In 1954, Vietnam gained its independence from the colonial power of France. Shortly afterwards, the country was split into North and South Vietnam and a war broke out between the two parts of the country.
The communist North was supported militarily by China and the Soviet Union, while South Vietnam was supported by the USA. From 1964, the USA sent its own troops to fight in the Southeast Asian country. For the USA, the military operation ended in a debacle: the longest war in US history up to that point was lost, the nation was divided and the trauma of the war was deeply engraved in the collective memory of American society.
The media focus was squarely on the role and consequences for the USA. As a result, the fact that the conflict was also a civil war rooted in colonial structures and fueled by global power interests, was increasingly overlooked.

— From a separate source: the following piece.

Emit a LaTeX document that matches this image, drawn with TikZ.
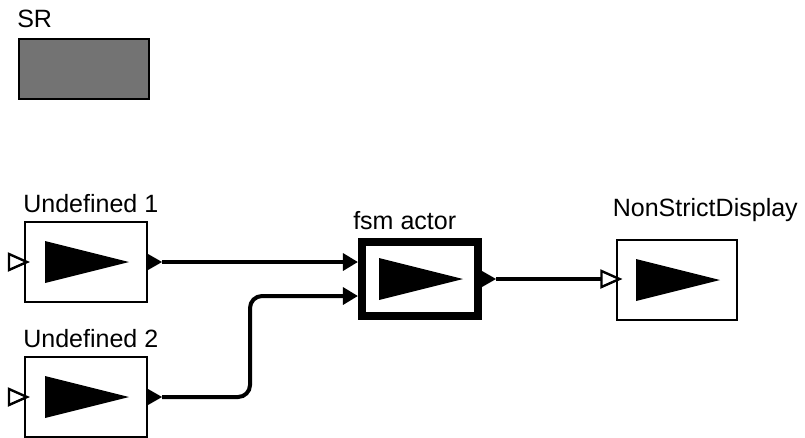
\documentclass[tikz,border=0pt]{standalone}
\usepackage{fontspec}
\setmainfont{Liberation Sans}
\usetikzlibrary{arrows.meta,positioning}

\begin{document}
\begin{tikzpicture}[
  x=0.025cm, y=-0.025cm,
  box/.style={draw, line width=0.05cm, fill=white, inner sep=0pt,
              minimum width=3.05cm, minimum height=1.98cm},
  tag/.style={anchor=base west, inner sep=0pt, font=\fontsize{17.8}{20}\selectfont},
  wire/.style={line width=0.1cm, -{Triangle[length=0.375cm, width=0.42cm]}},
  glyph/.pic={\fill (-41,-21) -- (-41,21) -- (43,0) -- cycle;},
  inport/.pic={\draw[line width=0.06cm, fill=white] (0,0) -- (-18,-8) -- (-18,8) -- cycle;},
  outport/.pic={\fill (0,-8) -- (14,0) -- (0,8) -- cycle;},
]
\useasboundingbox (0,0) rectangle (805,437);
% Nodes
\node[box, fill=black!55, minimum width=3.25cm, minimum height=1.5cm] (sr) at (84,69) {};
\node[box] (u1)  at (86,262) {};
\node[box] (u2)  at (86,397) {};
\node[box, line width=0.2cm, minimum width=2.9cm, minimum height=1.85cm] (fsm) at (420,279) {};
\node[box, minimum width=2.975cm, minimum height=2cm] (nsd) at (677,280) {};
% Names
\node[tag] (srtag)  at ([shift={(-1,-10)}]sr.north west)  {SR};
\node[tag] (u1tag)  at ([shift={(-1,-9)}]u1.north west)   {Undefined 1};
\node[tag] (u2tag)  at ([shift={(-1,-9)}]u2.north west)   {Undefined 2};
\node[tag] (fsmtag) at ([shift={(-5,-8)}]fsm.north west)  {fsm actor};
\node[tag] (nsdtag) at ([shift={(-4,-22)}]nsd.north west) {NonStrictDisplay};
% Glyphs and ports
\foreach \a in {u1,u2,fsm,nsd} \path (\a.center) pic {glyph};
\foreach \a in {u1,u2} \path ([shift={(3,0)}]\a.west) pic {inport};
\path ([shift={(3,0)}]nsd.west |- fsm.east) pic {inport};
\foreach \a in {u1,u2,fsm} {
  \path (\a.east) pic {outport};
  \coordinate (\a-out) at ([shift={(14,0)}]\a.east);
}
\coordinate (fsm-in1) at ([shift={(0,-17)}]fsm.west);
\coordinate (fsm-in2) at ([shift={(0,17)}]fsm.west);
\coordinate (nsd-in)  at ([shift={(-15,0)}]nsd.west);
% Arrows
\draw[wire] (u1-out) -- (u1-out -| fsm-in1);
\draw[wire, rounded corners=0.3cm] (u2-out) -- ++(88,0) |- (fsm-in2);
\draw[line width=0.1cm] (fsm-out) -- (fsm-out -| nsd-in);
\end{tikzpicture}
\end{document}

Ultimately, it was the southeast Asian country that paid the highest price: millions of soldiers and civilians killed and many people left maimed. After North Vietnam's victory, hundreds of thousands of South Vietnamese disappeared into labor and re-education camps and more than a million people left the country in a mass exodus. The effects of chemical weapons such as "Agent Orange”, deployed by the USA in the conflict, are still being felt today.
Using original and archive material, the film tells the story of the Vietnam War, beginning with the Indochina War and liberation from the colonial power France to the 1990s, when relations with the USA were finally normalized.